- COLLECTED MATERIAL -
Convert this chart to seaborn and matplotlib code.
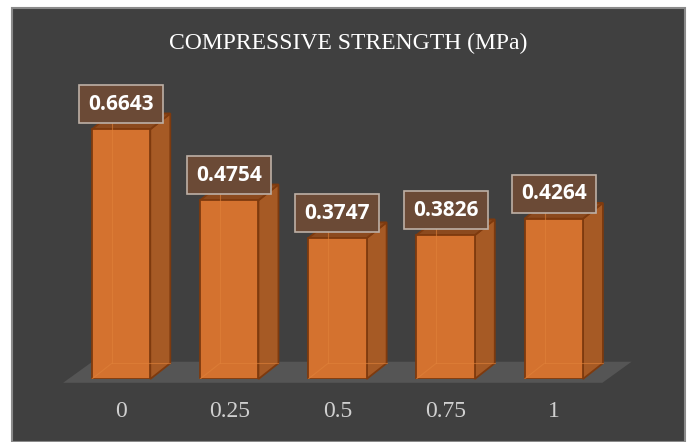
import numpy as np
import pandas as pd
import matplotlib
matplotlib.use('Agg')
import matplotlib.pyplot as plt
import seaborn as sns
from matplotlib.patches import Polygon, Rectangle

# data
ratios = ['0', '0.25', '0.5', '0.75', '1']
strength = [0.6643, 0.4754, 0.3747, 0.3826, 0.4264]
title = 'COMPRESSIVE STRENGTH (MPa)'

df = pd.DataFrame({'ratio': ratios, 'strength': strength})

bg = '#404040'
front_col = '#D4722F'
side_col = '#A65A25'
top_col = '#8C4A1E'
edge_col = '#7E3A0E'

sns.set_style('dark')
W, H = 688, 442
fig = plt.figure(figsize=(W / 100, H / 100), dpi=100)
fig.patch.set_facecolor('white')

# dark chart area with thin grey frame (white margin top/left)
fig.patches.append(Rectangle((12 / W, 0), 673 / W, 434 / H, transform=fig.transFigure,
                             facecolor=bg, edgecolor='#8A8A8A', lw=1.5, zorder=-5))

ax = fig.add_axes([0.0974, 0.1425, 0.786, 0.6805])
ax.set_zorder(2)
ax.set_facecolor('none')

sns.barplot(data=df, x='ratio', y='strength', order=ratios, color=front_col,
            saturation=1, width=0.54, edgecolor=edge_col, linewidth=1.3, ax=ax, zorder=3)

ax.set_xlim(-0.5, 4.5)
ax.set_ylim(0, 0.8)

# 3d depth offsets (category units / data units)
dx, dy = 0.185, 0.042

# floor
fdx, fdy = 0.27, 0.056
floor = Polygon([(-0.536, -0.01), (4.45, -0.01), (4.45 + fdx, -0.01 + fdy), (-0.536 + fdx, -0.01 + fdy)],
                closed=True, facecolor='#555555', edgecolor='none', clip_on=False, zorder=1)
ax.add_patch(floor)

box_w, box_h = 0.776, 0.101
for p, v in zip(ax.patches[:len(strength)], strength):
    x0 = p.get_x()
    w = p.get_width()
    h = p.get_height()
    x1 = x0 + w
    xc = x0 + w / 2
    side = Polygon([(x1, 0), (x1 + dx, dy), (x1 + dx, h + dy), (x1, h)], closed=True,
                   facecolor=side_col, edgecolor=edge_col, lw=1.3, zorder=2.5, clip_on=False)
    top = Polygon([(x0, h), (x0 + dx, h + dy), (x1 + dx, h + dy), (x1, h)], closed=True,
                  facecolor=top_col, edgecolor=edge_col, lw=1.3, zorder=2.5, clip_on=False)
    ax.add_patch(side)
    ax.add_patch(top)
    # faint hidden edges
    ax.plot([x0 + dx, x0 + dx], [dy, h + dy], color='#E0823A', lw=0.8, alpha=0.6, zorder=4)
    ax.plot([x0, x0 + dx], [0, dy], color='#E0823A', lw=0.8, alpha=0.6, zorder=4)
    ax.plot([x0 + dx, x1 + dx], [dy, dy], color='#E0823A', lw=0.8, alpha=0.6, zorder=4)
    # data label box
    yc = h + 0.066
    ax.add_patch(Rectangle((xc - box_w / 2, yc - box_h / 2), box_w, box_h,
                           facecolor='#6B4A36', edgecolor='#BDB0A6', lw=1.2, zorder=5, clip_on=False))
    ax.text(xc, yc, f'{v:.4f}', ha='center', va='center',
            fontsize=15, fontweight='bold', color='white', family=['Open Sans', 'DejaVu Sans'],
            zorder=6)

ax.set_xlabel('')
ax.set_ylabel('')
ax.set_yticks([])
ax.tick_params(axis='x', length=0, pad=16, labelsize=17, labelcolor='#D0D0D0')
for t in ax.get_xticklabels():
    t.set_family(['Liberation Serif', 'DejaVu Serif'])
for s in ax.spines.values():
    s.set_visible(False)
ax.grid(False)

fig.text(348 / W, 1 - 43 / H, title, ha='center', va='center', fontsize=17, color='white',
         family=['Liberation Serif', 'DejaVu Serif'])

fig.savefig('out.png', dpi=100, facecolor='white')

- TASK INSTRUCTIONS -
Return only the lines from the start of the data through the line that contains "ax.add_patch(floor)", please, copying them exactly and omitting all pictures.

- COMPLETE ANSWER -
Convert this chart to seaborn and matplotlib code.
import numpy as np
import pandas as pd
import matplotlib
matplotlib.use('Agg')
import matplotlib.pyplot as plt
import seaborn as sns
from matplotlib.patches import Polygon, Rectangle

# data
ratios = ['0', '0.25', '0.5', '0.75', '1']
strength = [0.6643, 0.4754, 0.3747, 0.3826, 0.4264]
title = 'COMPRESSIVE STRENGTH (MPa)'

df = pd.DataFrame({'ratio': ratios, 'strength': strength})

bg = '#404040'
front_col = '#D4722F'
side_col = '#A65A25'
top_col = '#8C4A1E'
edge_col = '#7E3A0E'

sns.set_style('dark')
W, H = 688, 442
fig = plt.figure(figsize=(W / 100, H / 100), dpi=100)
fig.patch.set_facecolor('white')

# dark chart area with thin grey frame (white margin top/left)
fig.patches.append(Rectangle((12 / W, 0), 673 / W, 434 / H, transform=fig.transFigure,
                             facecolor=bg, edgecolor='#8A8A8A', lw=1.5, zorder=-5))

ax = fig.add_axes([0.0974, 0.1425, 0.786, 0.6805])
ax.set_zorder(2)
ax.set_facecolor('none')

sns.barplot(data=df, x='ratio', y='strength', order=ratios, color=front_col,
            saturation=1, width=0.54, edgecolor=edge_col, linewidth=1.3, ax=ax, zorder=3)

ax.set_xlim(-0.5, 4.5)
ax.set_ylim(0, 0.8)

# 3d depth offsets (category units / data units)
dx, dy = 0.185, 0.042

# floor
fdx, fdy = 0.27, 0.056
floor = Polygon([(-0.536, -0.01), (4.45, -0.01), (4.45 + fdx, -0.01 + fdy), (-0.536 + fdx, -0.01 + fdy)],
                closed=True, facecolor='#555555', edgecolor='none', clip_on=False, zorder=1)
ax.add_patch(floor)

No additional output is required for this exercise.